A once-rising star in the Democratic Party who served nearly 12 years in Congress, Weiner had a dramatic and sordid fall from grace after he sent a lewd picture of himself to a college student over Twitter in 2011.
Weiner initially claimed his account had been hacked, then admitted he'd had inappropriate online interactions with at least six other women while married to top Hillary Clinton aide Huma Abedin.
Weiner resigned from Congress that year but mounted a campaign for New York City mayor in 2013.
But his personal behavior was again his undoing after it was disclosed he sent explicit photos under the alias "Carlos Danger" to at least one woman after resigning from Congress.
Weiner ultimately garnered less than 5 percent of the vote in the Democratic primary.
His final fall came in 2017 after prosecutors say he sent a series of sexually explicit messages to a North Carolina high school student.
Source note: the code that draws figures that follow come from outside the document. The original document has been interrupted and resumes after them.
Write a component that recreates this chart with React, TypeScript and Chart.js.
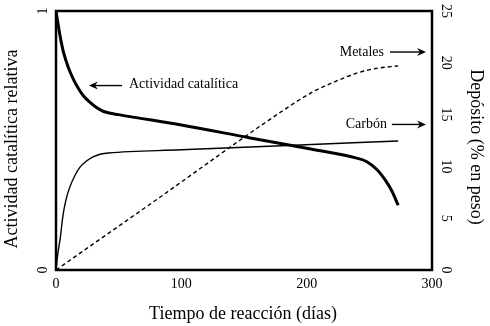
import React, { useEffect, useRef } from "react";
import { Chart, registerables } from "chart.js";

Chart.register(...registerables);

// Actividad catalítica relativa (left axis)
const activityDays = [0, 3, 6, 10, 14, 18, 22, 27, 32, 38, 50, 100, 155, 200, 240, 248, 256, 263, 268, 273];
const activityValues = [1.0, 0.91, 0.84, 0.78, 0.735, 0.70, 0.672, 0.648, 0.628, 0.612, 0.600, 0.560, 0.510, 0.470, 0.432, 0.418, 0.388, 0.345, 0.305, 0.25];

// Carbón (right axis, % en peso)
const carbonDays = [0, 1.5, 3.2, 5.6, 8, 11, 15, 19, 24, 30, 36, 42, 100, 180, 273];
const carbonValues = [0, 1.6, 2.9, 5.3, 6.8, 8.0, 9.1, 9.9, 10.5, 10.95, 11.2, 11.3, 11.6, 12.0, 12.45];

// Metales (right axis, % en peso)
const metalDays = [0, 75, 190, 205, 221, 240, 255, 273];
const metalValues = [0, 6.35, 16.1, 17.2, 18.1, 19.0, 19.45, 19.7];

const xTicks = [0, 100, 200, 300];
const leftTicks = [0, 1];
const rightTicks = [0, 5, 10, 15, 20, 25];

const xTitle = "Tiempo de reacción (días)";
const leftTitle = "Actividad catalítica relativa";
const rightTitle = "Depósito (% en peso)";

const FONT = '"Liberation Serif", "DejaVu Serif", serif';

const toPoints = (xs: number[], ys: number[]) => xs.map((x, i) => ({ x, y: ys[i] }));

function drawArrow(ctx: CanvasRenderingContext2D, x1: number, x2: number, y: number) {
  // from x1 to x2 with head at x2
  const dir = x2 > x1 ? 1 : -1;
  ctx.save();
  ctx.strokeStyle = "#000";
  ctx.fillStyle = "#000";
  ctx.lineWidth = 1.4;
  ctx.beginPath();
  ctx.moveTo(x1, y);
  ctx.lineTo(x2 - dir * 6, y);
  ctx.stroke();
  ctx.beginPath();
  ctx.moveTo(x2, y);
  ctx.lineTo(x2 - dir * 9, y - 4);
  ctx.lineTo(x2 - dir * 6, y);
  ctx.lineTo(x2 - dir * 9, y + 4);
  ctx.closePath();
  ctx.fill();
  ctx.restore();
}

function rotText(ctx: CanvasRenderingContext2D, text: string, x: number, y: number, angle: number) {
  ctx.save();
  ctx.translate(x, y);
  ctx.rotate(angle);
  ctx.textAlign = "center";
  ctx.textBaseline = "middle";
  ctx.fillText(text, 0, 0);
  ctx.restore();
}

const decorPlugin = {
  id: "decor",
  afterDraw(chart: any) {
    const { ctx, chartArea: a, scales } = chart;
    const sx = scales.x;
    const sy = scales.y;
    const sy2 = scales.y2;
    ctx.save();
    // frame
    ctx.strokeStyle = "#000";
    ctx.lineWidth = 2.5;
    ctx.strokeRect(a.left, a.top, a.right - a.left, a.bottom - a.top);

    ctx.fillStyle = "#000";
    // x ticks
    ctx.font = `14px ${FONT}`;
    ctx.textAlign = "center";
    ctx.textBaseline = "middle";
    xTicks.forEach((t) => ctx.fillText(String(t), sx.getPixelForValue(t), a.bottom + 14));
    // left ticks rotated
    leftTicks.forEach((t) => rotText(ctx, String(t), a.left - 13, sy.getPixelForValue(t), -Math.PI / 2));
    // right ticks rotated
    rightTicks.forEach((t) => rotText(ctx, String(t), a.right + 14, sy2.getPixelForValue(t), Math.PI / 2));

    // titles
    ctx.font = `18px ${FONT}`;
    ctx.fillText(xTitle, (a.left + a.right) / 2 - 1, a.bottom + 44);
    rotText(ctx, leftTitle, 12, 149, -Math.PI / 2);
    rotText(ctx, rightTitle, 476, 147, Math.PI / 2);

    // annotations
    ctx.font = `14px ${FONT}`;
    ctx.textBaseline = "middle";
    ctx.textAlign = "left";
    const ay = sy.getPixelForValue(0.716);
    ctx.fillText("Actividad catalítica", sx.getPixelForValue(58.2), ay);
    drawArrow(ctx, sx.getPixelForValue(52.7), sx.getPixelForValue(26.3), ay + 1);

    ctx.textAlign = "right";
    const my = sy2.getPixelForValue(21.04);
    ctx.fillText("Metales", sx.getPixelForValue(261.7), my);
    drawArrow(ctx, sx.getPixelForValue(266.5), sx.getPixelForValue(295.2), my);

    const cy = sy2.getPixelForValue(14.05);
    ctx.fillText("Carbón", sx.getPixelForValue(264), cy);
    drawArrow(ctx, sx.getPixelForValue(268), sx.getPixelForValue(295.2), cy);
    ctx.restore();
  },
};

export default function App() {
  const ref = useRef<HTMLCanvasElement | null>(null);
  useEffect(() => {
    if (!ref.current) return;
    const chart = new Chart(ref.current, {
      type: "line",
      data: {
        datasets: [
          {
            label: "Actividad catalítica",
            data: toPoints(activityDays, activityValues),
            yAxisID: "y",
            borderColor: "#000",
            borderWidth: 3,
            pointRadius: 0,
            cubicInterpolationMode: "monotone",
            fill: false,
          },
          {
            label: "Carbón",
            data: toPoints(carbonDays, carbonValues),
            yAxisID: "y2",
            borderColor: "#000",
            borderWidth: 1.4,
            pointRadius: 0,
            cubicInterpolationMode: "monotone",
            fill: false,
          },
          {
            label: "Metales",
            data: toPoints(metalDays, metalValues),
            yAxisID: "y2",
            borderColor: "#000",
            borderWidth: 1.4,
            borderDash: [4, 3],
            pointRadius: 0,
            cubicInterpolationMode: "monotone",
            fill: false,
          },
        ],
      },
      options: {
        animation: false,
        responsive: false,
        events: [],
        layout: { padding: { left: 56, top: 11, right: 58, bottom: 56 } },
        plugins: { legend: { display: false }, tooltip: { enabled: false } },
        scales: {
          x: { type: "linear", min: 0, max: 300, display: false },
          y: { type: "linear", position: "left", min: 0, max: 1, display: false },
          y2: { type: "linear", position: "right", min: 0, max: 25, display: false },
        },
      },
      plugins: [decorPlugin],
    });
    return () => chart.destroy();
  }, []);
  return (
    <div style={{ position: "fixed", left: 0, top: 0, width: 490, height: 326, background: "#fff" }}>
      <canvas ref={ref} width={490} height={326} />
    </div>
  );
}
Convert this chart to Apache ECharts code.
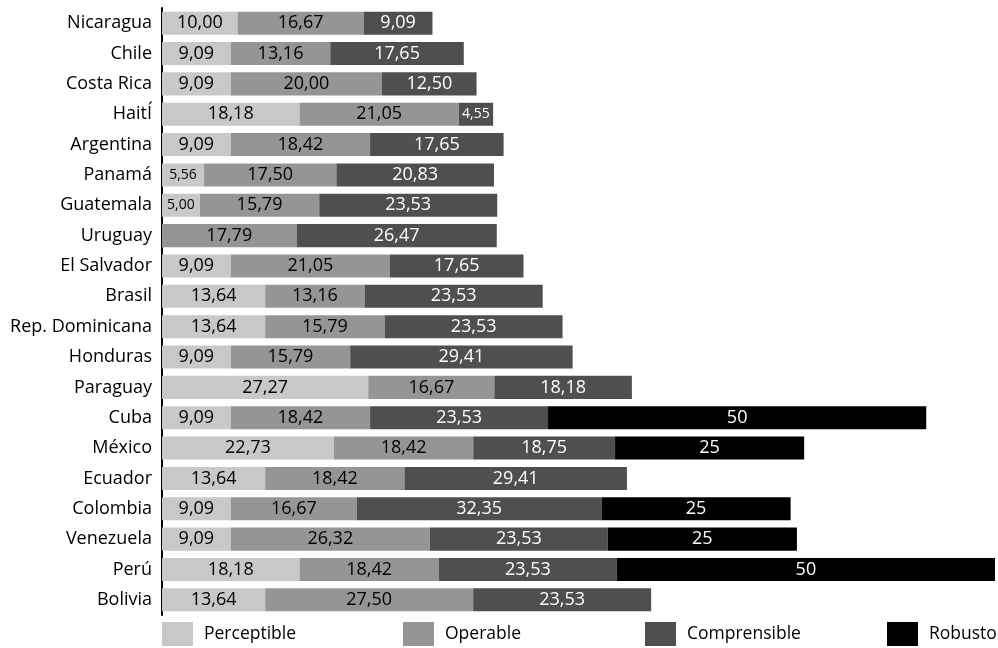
<!DOCTYPE html>
<html>
<head>
<meta charset="utf-8">
<script src="https://cdn.jsdelivr.net/npm/echarts@6/dist/echarts.min.js"></script>
<style>
  html, body { margin: 0; padding: 0; background: #ffffff; }
  #chart { width: 998px; height: 648px; }
</style>
</head>
<body>
<div id="chart"></div>
<script>
// Countries, top to bottom
const countries = ['Nicaragua', 'Chile', 'Costa Rica', 'HaitÍ', 'Argentina', 'Panamá', 'Guatemala',
  'Uruguay', 'El Salvador', 'Brasil', 'Rep. Dominicana', 'Honduras', 'Paraguay', 'Cuba',
  'México', 'Ecuador', 'Colombia', 'Venezuela', 'Perú', 'Bolivia'];

const seriesNames = ['Perceptible', 'Operable', 'Comprensible', 'Robusto'];

const perceptible = [10.00, 9.09, 9.09, 18.18, 9.09, 5.56, 5.00, 0, 9.09, 13.64,
  13.64, 9.09, 27.27, 9.09, 22.73, 13.64, 9.09, 9.09, 18.18, 13.64];
const operable = [16.67, 13.16, 20.00, 21.05, 18.42, 17.50, 15.79, 17.79, 21.05, 13.16,
  15.79, 15.79, 16.67, 18.42, 18.42, 18.42, 16.67, 26.32, 18.42, 27.50];
const comprensible = [9.09, 17.65, 12.50, 4.55, 17.65, 20.83, 23.53, 26.47, 17.65, 23.53,
  23.53, 29.41, 18.18, 23.53, 18.75, 29.41, 32.35, 23.53, 23.53, 23.53];
const robusto = [0, 0, 0, 0, 0, 0, 0, 0, 0, 0,
  0, 0, 0, 50, 25, 0, 25, 25, 50, 0];

const values = [perceptible, operable, comprensible, robusto];
const colors = ['#c8c8c8', '#959595', '#4f4f4f', '#000000'];
const labelColors = ['#000000', '#000000', '#ffffff', '#ffffff'];
const decimals = [2, 2, 2, 0];

const FONT = '"Open Sans", "Noto Sans", sans-serif';

function fmt(v, d) {
  return v.toFixed(d).replace('.', ',');
}

const series = values.map((arr, si) => ({
  name: seriesNames[si],
  type: 'bar',
  stack: 'total',
  barCategoryGap: '24%',
  itemStyle: { color: colors[si] },
  // narrow segments get a smaller label so the text fits
  data: arr.map(v => ({
    value: v,
    label: { fontSize: v < 6 ? 14 : 18 }
  })),
  label: {
    show: true,
    position: 'inside',
    color: labelColors[si],
    fontFamily: FONT,
    fontSize: 18,
    formatter: p => (p.value ? fmt(p.value, decimals[si]) : '')
  },
  emphasis: { disabled: true }
}));

const legendLeft = [162, 403, 645, 887];
const legends = seriesNames.map((n, i) => ({
  data: [n],
  left: legendLeft[i],
  top: 622,
  padding: 0,
  icon: 'rect',
  itemWidth: 31,
  itemHeight: 24,
  selectedMode: false,
  textStyle: { fontFamily: FONT, fontSize: 17.5, color: '#000', padding: [4, 0, 0, 6] }
}));

const chart = echarts.init(document.getElementById('chart'), null, { renderer: 'canvas' });
chart.setOption({
  animation: false,
  backgroundColor: '#ffffff',
  grid: { left: 162, right: 3, top: 8, height: 607, containLabel: false },
  legend: legends,
  xAxis: {
    type: 'value',
    min: 0,
    max: v => v.max,
    show: false
  },
  yAxis: {
    type: 'category',
    inverse: true,
    data: countries,
    axisTick: { show: false },
    axisLine: { show: true, lineStyle: { color: '#000', width: 2 } },
    axisLabel: { fontFamily: FONT, fontSize: 18, color: '#000', margin: 10 },
    splitLine: { show: false }
  },
  series: series
});
</script>
</body>
</html>
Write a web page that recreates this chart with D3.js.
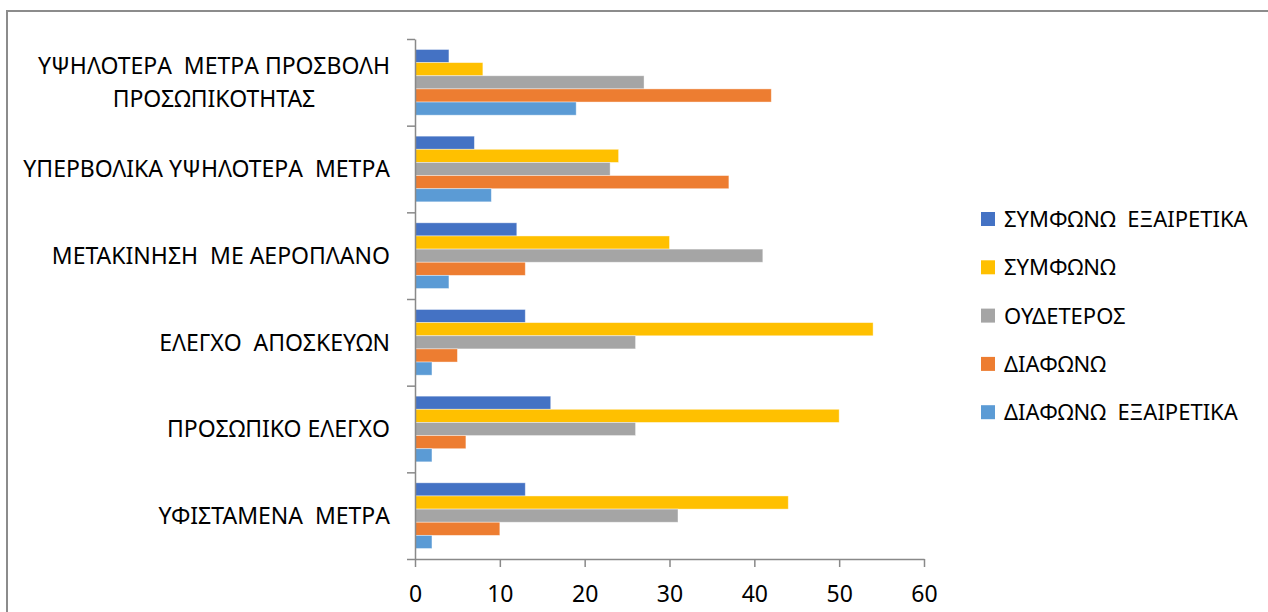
<!DOCTYPE html>
<html>
<head>
<meta charset="utf-8">
<script src="https://cdn.jsdelivr.net/npm/d3@7"></script>
<style>
  body { margin: 0; background: #fff; }
  svg { display: block; font-family: "Noto Sans", "Open Sans", sans-serif; }
  text { white-space: pre; fill: #000; }
</style>
</head>
<body>
<svg id="chart" width="1268" height="612"></svg>
<script>
// categories, top to bottom
const categories = [
  ["ΥΨΗΛΟΤΕΡΑ  ΜΕΤΡΑ ΠΡΟΣΒΟΛΗ", "ΠΡΟΣΩΠΙΚΟΤΗΤΑΣ"],
  ["ΥΠΕΡΒΟΛΙΚΑ ΥΨΗΛΟΤΕΡΑ  ΜΕΤΡΑ"],
  ["ΜΕΤΑΚΙΝΗΣΗ  ΜΕ ΑΕΡΟΠΛΑΝΟ"],
  ["ΕΛΕΓΧΟ  ΑΠΟΣΚΕΥΩΝ"],
  ["ΠΡΟΣΩΠΙΚΟ ΕΛΕΓΧΟ"],
  ["ΥΦΙΣΤΑΜΕΝΑ  ΜΕΤΡΑ"]
];

// series, in bar order inside a group (top to bottom)
const seriesNames = ["ΣΥΜΦΩΝΩ  ΕΞΑΙΡΕΤΙΚΑ", "ΣΥΜΦΩΝΩ", "ΟΥΔΕΤΕΡΟΣ", "ΔΙΑΦΩΝΩ", "ΔΙΑΦΩΝΩ  ΕΞΑΙΡΕΤΙΚΑ"];
const seriesColors = ["#4472C4", "#FFC000", "#A5A5A5", "#ED7D31", "#5B9BD5"];

// values per series, same order as categories
const stronglyAgree = [4, 7, 12, 13, 16, 13];
const agree = [8, 24, 30, 54, 50, 44];
const neutral = [27, 23, 41, 26, 26, 31];
const disagree = [42, 37, 13, 5, 6, 10];
const stronglyDisagree = [19, 9, 4, 2, 2, 2];

const xTicks = [0, 10, 20, 30, 40, 50, 60];

const seriesValues = [stronglyAgree, agree, neutral, disagree, stronglyDisagree];

const svg = d3.select("#chart");
const AXIS_COLOR = "#898989";

// outer chart border (extends past the right and bottom edges)
svg.append("rect")
  .attr("x", 7)
  .attr("y", 11)
  .attr("width", 1400)
  .attr("height", 800)
  .attr("fill", "none")
  .attr("stroke", "#8c8c8c")
  .attr("stroke-width", 2);

const plot = { left: 415, right: 924, top: 39, bottom: 559 };

const x = d3.scaleLinear().domain([0, 60]).range([plot.left, plot.right]);
const catKeys = categories.map((d, i) => i);
const y = d3.scaleBand()
  .domain(catKeys)
  .range([plot.top, plot.bottom])
  .paddingInner(0.242)
  .paddingOuter(0.121);
const ySub = d3.scaleBand()
  .domain(seriesNames)
  .range([0, y.bandwidth()]);

// bars
const groups = svg.append("g")
  .selectAll("g")
  .data(catKeys)
  .join("g")
  .attr("transform", d => `translate(0,${y(d)})`);

groups.selectAll("rect")
  .data(ci => seriesNames.map((s, si) => ({ s, si, v: seriesValues[si][ci] })))
  .join("rect")
  .attr("x", x(0))
  .attr("y", d => ySub(d.s))
  .attr("width", d => x(d.v) - x(0))
  .attr("height", ySub.bandwidth())
  .attr("fill", d => seriesColors[d.si])
  .attr("stroke", "#fff")
  .attr("stroke-opacity", 0.5)
  .attr("stroke-width", 0.8);

// x axis
const xAxis = svg.append("g")
  .attr("transform", `translate(0,${plot.bottom})`)
  .call(d3.axisBottom(x).tickValues(xTicks).tickSizeInner(8).tickSizeOuter(0).tickPadding(19));
xAxis.select(".domain").attr("stroke", AXIS_COLOR).attr("stroke-width", 1.5);
xAxis.selectAll(".tick line").attr("stroke", AXIS_COLOR).attr("stroke-width", 1.5);
xAxis.selectAll(".tick text")
  .attr("font-size", 23)
  .attr("font-family", "Noto Sans, sans-serif")
  .attr("fill", "#000");

// y axis: ticks sit on group boundaries
const yEdges = d3.scaleLinear().domain([0, categories.length]).range([plot.top, plot.bottom]);
const yAxis = svg.append("g")
  .attr("transform", `translate(${plot.left},0)`)
  .call(d3.axisLeft(yEdges).tickValues(d3.range(categories.length + 1)).tickSizeInner(8).tickSizeOuter(0).tickFormat(""));
yAxis.select(".domain").attr("stroke", AXIS_COLOR).attr("stroke-width", 1.5);
yAxis.selectAll(".tick line").attr("stroke", AXIS_COLOR).attr("stroke-width", 1.5);

// category labels
const labelRight = 390;
const lineGap = 33;
const labels = svg.append("g")
  .selectAll("text")
  .data(catKeys)
  .join("text")
  .attr("font-size", 23)
  .attr("text-anchor", "middle");

labels.each(function(ci) {
  const lines = categories[ci];
  const t = d3.select(this);
  const cy = y(ci) + y.bandwidth() / 2;
  lines.forEach((ln, li) => {
    t.append("tspan")
      .attr("y", cy + (li - (lines.length - 1) / 2) * lineGap)
      .attr("dy", "0.36em")
      .text(ln);
  });
  // centre lines on the widest one, right-aligned as a block
  const widths = [];
  t.selectAll("tspan").each(function() { widths.push(this.getComputedTextLength()); });
  const cx = labelRight - d3.max(widths) / 2;
  t.selectAll("tspan").attr("x", cx);
});

// legend
const legend = svg.append("g")
  .selectAll("g")
  .data(seriesNames)
  .join("g")
  .attr("transform", (d, i) => `translate(981,${219 + i * 48.3})`);

legend.append("rect")
  .attr("x", 0)
  .attr("y", -7)
  .attr("width", 14)
  .attr("height", 14)
  .attr("fill", (d, i) => seriesColors[i]);

legend.append("text")
  .attr("x", 23)
  .attr("dy", "0.36em")
  .attr("font-size", 22)
  .text(d => d);
</script>
</body>
</html>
Weiner pleaded guilty to transferring obscene material to a minor.
At his sentencing, he said he'd been a "very sick man for a very long time" because of his sex addiction.
Weiner's attorney said the ex-lawmaker likely exchanged thousands of messages with hundreds of women over the years and was communicating with up to 19 women when he encountered the teenager.
Abedin also filed for divorce from Weiner in 2017. But the two, who have a young son together, later agreed to discontinue the case in order to negotiate their separation privately.